The sensitivity is also known as the True positive rate (TPR). The complement of specificity is the False Positive Rate (FPR), and in this case it is 1-.95=.05 or 5%.

So a person takes the test and gets a positive test result, what is the probability that they actually have the flu? (This is known as the positive predictive value or PPV)

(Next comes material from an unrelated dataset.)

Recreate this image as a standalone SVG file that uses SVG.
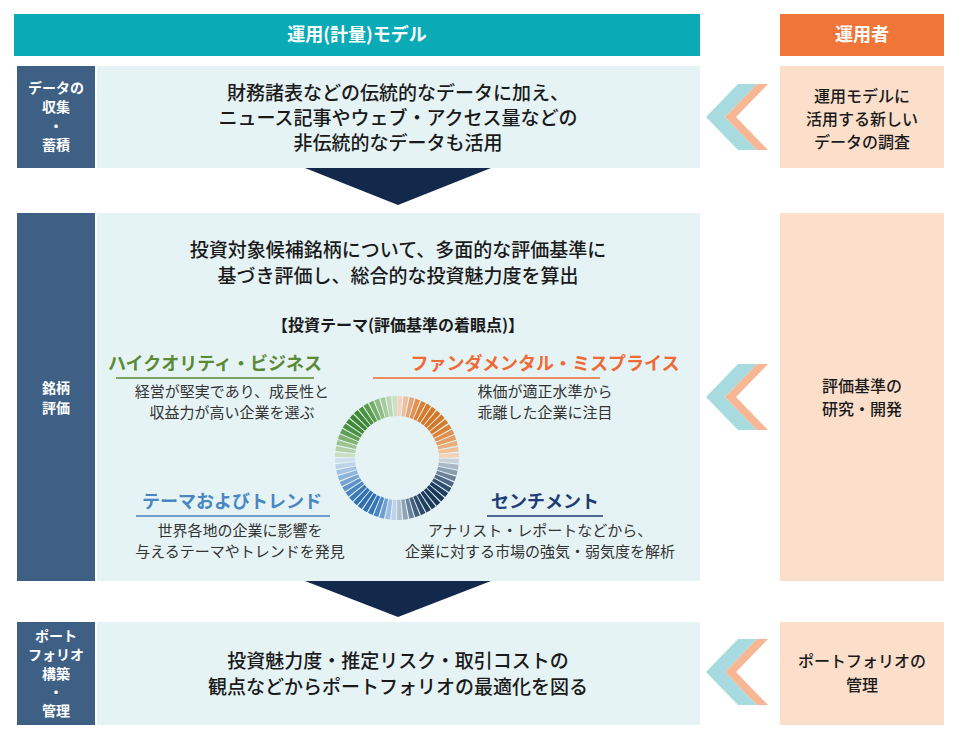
<svg xmlns="http://www.w3.org/2000/svg" width="956" height="736" viewBox="0 0 956 736">
<style>
text{font-family:"Noto Sans CJK JP","Noto Sans",sans-serif}
.hd{fill:#fff;font-size:18px;font-weight:bold;text-anchor:middle}
.lb{fill:#3e6085}.lt{fill:#fff;font-size:14px;font-weight:bold;text-anchor:middle}
.bx{fill:#e5f3f5}.pk{fill:#fbdfcb}
.mt{fill:#1a1a1a;font-size:19px;font-weight:500;text-anchor:middle}
.rt{fill:#1a1a1a;font-size:16px;font-weight:500;text-anchor:middle}
.st{fill:#333;font-size:15px;text-anchor:middle}
.th{font-size:18px;font-weight:bold;text-anchor:middle}
.ar{fill:#13294b}
.c1{fill:#a7dbe0}.c2{fill:#f7b794}
.s{fill:none;stroke-width:20}
</style>
<rect x="14" y="14" width="686" height="42" fill="#0aaab7"/>
<text class="hd" x="357" y="41">運用(計量)モデル</text>
<rect x="780" y="14" width="164" height="42" fill="#ef7538"/>
<text class="hd" x="862" y="41">運用者</text>

<g id="n1">
<rect class="lb" x="17" y="66" width="78" height="102"/>
<text class="lt" x="56" y="93">データの</text><text class="lt" x="56" y="112">収集</text><text class="lt" x="56" y="131">・</text><text class="lt" x="56" y="150">蓄積</text>
<rect class="bx" x="97" y="66" width="603" height="102"/>
<text class="mt" x="398" y="100">財務諸表などの伝統的なデータに加え、</text>
<text class="mt" x="398" y="125">ニュース記事やウェブ・アクセス量などの</text>
<text class="mt" x="398" y="150">非伝統的なデータも活用</text>
<rect class="pk" x="780" y="66" width="164" height="102"/>
<text class="rt" x="862" y="102">運用モデルに</text><text class="rt" x="862" y="125">活用する新しい</text><text class="rt" x="862" y="148">データの調査</text>
</g>

<g id="n2">
<rect class="lb" x="17" y="213" width="78" height="368"/>
<text class="lt" x="56" y="393">銘柄</text><text class="lt" x="56" y="413">評価</text>
<rect class="bx" x="97" y="213" width="603" height="368"/>
<text class="mt" x="398" y="257">投資対象候補銘柄について、多面的な評価基準に</text>
<text class="mt" x="398" y="283">基づき評価し、総合的な投資魅力度を算出</text>
<text x="398" y="331" style="font-size:16px;font-weight:bold;text-anchor:middle;fill:#1a1a1a">【投資テーマ(評価基準の着眼点)】</text>
<text class="th" x="215" y="370" fill="#5b8a35">ハイクオリティ・ビジネス</text>
<line x1="116" y1="378" x2="314" y2="378" stroke="#5b8a35" stroke-width="1.5"/>
<text class="th" x="545" y="370" fill="#ef6a35">ファンダメンタル・ミスプライス</text>
<line x1="373" y1="378" x2="600" y2="378" stroke="#ef6a35" stroke-width="1.5"/>
<text class="st" x="232" y="397">経営が堅実であり、成長性と</text>
<text class="st" x="232" y="418">収益力が高い企業を選ぶ</text>
<text class="st" x="545" y="397">株価が適正水準から</text>
<text class="st" x="545" y="418">乖離した企業に注目</text>
<text class="th" x="232" y="508" fill="#4a86c2">テーマおよびトレンド</text>
<line x1="136" y1="516" x2="330" y2="516" stroke="#4a86c2" stroke-width="1.5"/>
<text class="th" x="545" y="508" fill="#1f3d74">センチメント</text>
<line x1="487" y1="516" x2="603" y2="516" stroke="#1f3d74" stroke-width="1.5"/>
<text class="st" x="240" y="536">世界各地の企業に影響を</text>
<text class="st" x="240" y="557">与えるテーマやトレンドを発見</text>
<text class="st" x="540" y="536">アナリスト・レポートなどから、</text>
<text class="st" x="540" y="557">企業に対する市場の強気・弱気度を解析</text>
<rect class="pk" x="780" y="213" width="164" height="368"/>
<text class="rt" x="862" y="392">評価基準の</text><text class="rt" x="862" y="415">研究・開発</text>
</g>

<g id="n3">
<rect class="lb" x="17" y="622" width="78" height="103"/>
<text class="lt" x="56" y="641">ポート</text><text class="lt" x="56" y="660">フォリオ</text><text class="lt" x="56" y="679">構築</text><text class="lt" x="56" y="697">・</text><text class="lt" x="56" y="716">管理</text>
<rect class="bx" x="97" y="622" width="603" height="103"/>
<text class="mt" x="398" y="668">投資魅力度・推定リスク・取引コストの</text>
<text class="mt" x="398" y="694">観点などからポートフォリオの最適化を図る</text>
<rect class="pk" x="780" y="622" width="164" height="103"/>
<text class="rt" x="862" y="667">ポートフォリオの</text><text class="rt" x="862" y="691">管理</text>
</g>

<g id="connectors">
<polygon class="ar" points="305,168 491,168 398,205"/>
<polygon class="ar" points="305,581 491,581 398,617"/>
<g id="ch1"><polygon class="c1" points="738,84 757,84 725,117 757,150 738,150 706,117"/><polygon class="c2" points="757,84 768,84 736,117 768,150 757,150 725,117"/></g>
<g transform="translate(0,280)"><polygon class="c1" points="738,84 757,84 725,117 757,150 738,150 706,117"/><polygon class="c2" points="757,84 768,84 736,117 768,150 757,150 725,117"/></g>
<g transform="translate(0,555)"><polygon class="c1" points="738,84 757,84 725,117 757,150 738,150 706,117"/><polygon class="c2" points="757,84 768,84 736,117 768,150 757,150 725,117"/></g>
</g>

<g id="ring" transform="rotate(-90 397 458)" stroke-dasharray="4.1 322.63">
<circle class="s" cx="397" cy="458" r="52" stroke="#f3d3bd" stroke-dashoffset="-0.5"/>
<circle class="s" cx="397" cy="458" r="52" stroke="#eebf9e" stroke-dashoffset="-5.6"/>
<circle class="s" cx="397" cy="458" r="52" stroke="#e8a472" stroke-dashoffset="-10.7"/>
<circle class="s" cx="397" cy="458" r="52" stroke="#e38f50" stroke-dashoffset="-15.8"/>
<circle class="s" cx="397" cy="458" r="52" stroke="#dd7f35" stroke-dashoffset="-20.9"/>
<circle class="s" cx="397" cy="458" r="52" stroke="#d97a2b" stroke-dashoffset="-26.0"/>
<circle class="s" cx="397" cy="458" r="52" stroke="#d67728" stroke-dashoffset="-31.1"/>
<circle class="s" cx="397" cy="458" r="52" stroke="#d67728" stroke-dashoffset="-36.2"/>
<circle class="s" cx="397" cy="458" r="52" stroke="#d67728" stroke-dashoffset="-41.3"/>
<circle class="s" cx="397" cy="458" r="52" stroke="#d97a2b" stroke-dashoffset="-46.4"/>
<circle class="s" cx="397" cy="458" r="52" stroke="#dc8238" stroke-dashoffset="-51.6"/>
<circle class="s" cx="397" cy="458" r="52" stroke="#e08f4c" stroke-dashoffset="-56.7"/>
<circle class="s" cx="397" cy="458" r="52" stroke="#e49d62" stroke-dashoffset="-61.8"/>
<circle class="s" cx="397" cy="458" r="52" stroke="#e9ae7c" stroke-dashoffset="-66.9"/>
<circle class="s" cx="397" cy="458" r="52" stroke="#eec19a" stroke-dashoffset="-72.0"/>
<circle class="s" cx="397" cy="458" r="52" stroke="#f2d2b8" stroke-dashoffset="-77.1"/>
<circle class="s" cx="397" cy="458" r="52" stroke="#c9d1da" stroke-dashoffset="-82.2"/>
<circle class="s" cx="397" cy="458" r="52" stroke="#a9b7c6" stroke-dashoffset="-87.3"/>
<circle class="s" cx="397" cy="458" r="52" stroke="#8a9db1" stroke-dashoffset="-92.4"/>
<circle class="s" cx="397" cy="458" r="52" stroke="#6a8199" stroke-dashoffset="-97.5"/>
<circle class="s" cx="397" cy="458" r="52" stroke="#4c6683" stroke-dashoffset="-102.6"/>
<circle class="s" cx="397" cy="458" r="52" stroke="#2f4d6e" stroke-dashoffset="-107.7"/>
<circle class="s" cx="397" cy="458" r="52" stroke="#1f3d60" stroke-dashoffset="-112.8"/>
<circle class="s" cx="397" cy="458" r="52" stroke="#1b3858" stroke-dashoffset="-117.9"/>
<circle class="s" cx="397" cy="458" r="52" stroke="#1b3858" stroke-dashoffset="-123.0"/>
<circle class="s" cx="397" cy="458" r="52" stroke="#1e3a5c" stroke-dashoffset="-128.1"/>
<circle class="s" cx="397" cy="458" r="52" stroke="#22405f" stroke-dashoffset="-133.2"/>
<circle class="s" cx="397" cy="458" r="52" stroke="#2d4a6a" stroke-dashoffset="-138.3"/>
<circle class="s" cx="397" cy="458" r="52" stroke="#47627f" stroke-dashoffset="-143.4"/>
<circle class="s" cx="397" cy="458" r="52" stroke="#6a8199" stroke-dashoffset="-148.5"/>
<circle class="s" cx="397" cy="458" r="52" stroke="#8fa2b6" stroke-dashoffset="-153.7"/>
<circle class="s" cx="397" cy="458" r="52" stroke="#b3c0ce" stroke-dashoffset="-158.8"/>
<circle class="s" cx="397" cy="458" r="52" stroke="#bdd3ea" stroke-dashoffset="-163.9"/>
<circle class="s" cx="397" cy="458" r="52" stroke="#9dbfe2" stroke-dashoffset="-169.0"/>
<circle class="s" cx="397" cy="458" r="52" stroke="#6f9fd0" stroke-dashoffset="-174.1"/>
<circle class="s" cx="397" cy="458" r="52" stroke="#4a86c2" stroke-dashoffset="-179.2"/>
<circle class="s" cx="397" cy="458" r="52" stroke="#3676b8" stroke-dashoffset="-184.3"/>
<circle class="s" cx="397" cy="458" r="52" stroke="#2f6fb0" stroke-dashoffset="-189.4"/>
<circle class="s" cx="397" cy="458" r="52" stroke="#2f6fb0" stroke-dashoffset="-194.5"/>
<circle class="s" cx="397" cy="458" r="52" stroke="#3272b3" stroke-dashoffset="-199.6"/>
<circle class="s" cx="397" cy="458" r="52" stroke="#3a7ab8" stroke-dashoffset="-204.7"/>
<circle class="s" cx="397" cy="458" r="52" stroke="#4a86c2" stroke-dashoffset="-209.8"/>
<circle class="s" cx="397" cy="458" r="52" stroke="#5f94ca" stroke-dashoffset="-214.9"/>
<circle class="s" cx="397" cy="458" r="52" stroke="#76a3d2" stroke-dashoffset="-220.0"/>
<circle class="s" cx="397" cy="458" r="52" stroke="#8fb4da" stroke-dashoffset="-225.1"/>
<circle class="s" cx="397" cy="458" r="52" stroke="#a6c4e2" stroke-dashoffset="-230.2"/>
<circle class="s" cx="397" cy="458" r="52" stroke="#bcd3ea" stroke-dashoffset="-235.3"/>
<circle class="s" cx="397" cy="458" r="52" stroke="#cfdff0" stroke-dashoffset="-240.4"/>
<circle class="s" cx="397" cy="458" r="52" stroke="#c9dec2" stroke-dashoffset="-245.5"/>
<circle class="s" cx="397" cy="458" r="52" stroke="#b3d1a8" stroke-dashoffset="-250.6"/>
<circle class="s" cx="397" cy="458" r="52" stroke="#9cc48e" stroke-dashoffset="-255.8"/>
<circle class="s" cx="397" cy="458" r="52" stroke="#7fb36f" stroke-dashoffset="-260.9"/>
<circle class="s" cx="397" cy="458" r="52" stroke="#5f9f50" stroke-dashoffset="-266.0"/>
<circle class="s" cx="397" cy="458" r="52" stroke="#4a9140" stroke-dashoffset="-271.1"/>
<circle class="s" cx="397" cy="458" r="52" stroke="#3f8a36" stroke-dashoffset="-276.2"/>
<circle class="s" cx="397" cy="458" r="52" stroke="#3e8835" stroke-dashoffset="-281.3"/>
<circle class="s" cx="397" cy="458" r="52" stroke="#3f8a36" stroke-dashoffset="-286.4"/>
<circle class="s" cx="397" cy="458" r="52" stroke="#4a9140" stroke-dashoffset="-291.5"/>
<circle class="s" cx="397" cy="458" r="52" stroke="#5c9c4e" stroke-dashoffset="-296.6"/>
<circle class="s" cx="397" cy="458" r="52" stroke="#74ad66" stroke-dashoffset="-301.7"/>
<circle class="s" cx="397" cy="458" r="52" stroke="#8fbd83" stroke-dashoffset="-306.8"/>
<circle class="s" cx="397" cy="458" r="52" stroke="#a6cb9c" stroke-dashoffset="-311.9"/>
<circle class="s" cx="397" cy="458" r="52" stroke="#bad7b2" stroke-dashoffset="-317.0"/>
<circle class="s" cx="397" cy="458" r="52" stroke="#cbe0c5" stroke-dashoffset="-322.1"/>
</g>
</svg>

p.flu <- .03; p.noflu <- 1-p.flu
p.pos.given.flu <- .99; p.neg.given.flu <- 1-p.pos.given.flu
p.neg.given.noflu <- .95; p.pos.given.noflu <- 1-p.neg.given.noflu

# P(flu | pos) = P(flu)*P(pos|flu)/ [P(flu)*P(pos|flu) + P(noflu)*P(pos|noflu) ]
p.flu*p.pos.given.flu / (p.flu*p.pos.given.flu + p.noflu*p.pos.given.noflu)
[1] 0.3797954

Surprising? Well, if we didn’t do the test we’d guess a 5% chance of flu. Now that the test results are in that estimation increases by more than 7x to about 38%. Why isn’t it higher? There is a high chance of false positives muddying the waters.

The negative predictive value is the probability they truly do not have the flu if they get a negative test result.

# P(no flu | neg) = P(no flu) * P(neg | no flu) / [ P(no flu) * P(neg|no flu) + P(flu) * P(neg|flu)]
(1-p.flu)*p.neg.given.noflu / ((1-p.flu)*p.neg.given.noflu + (p.flu)*p.neg.given.flu)
[1] 0.9996745

Very high - but remember that 97% of the population does not have the flu. A negative test result has raised our subjective likelihood of no flu from 97% up to 99.97% - there’s still a chance this was a false negative but its not likely because the base rate of the flu is small to begin with.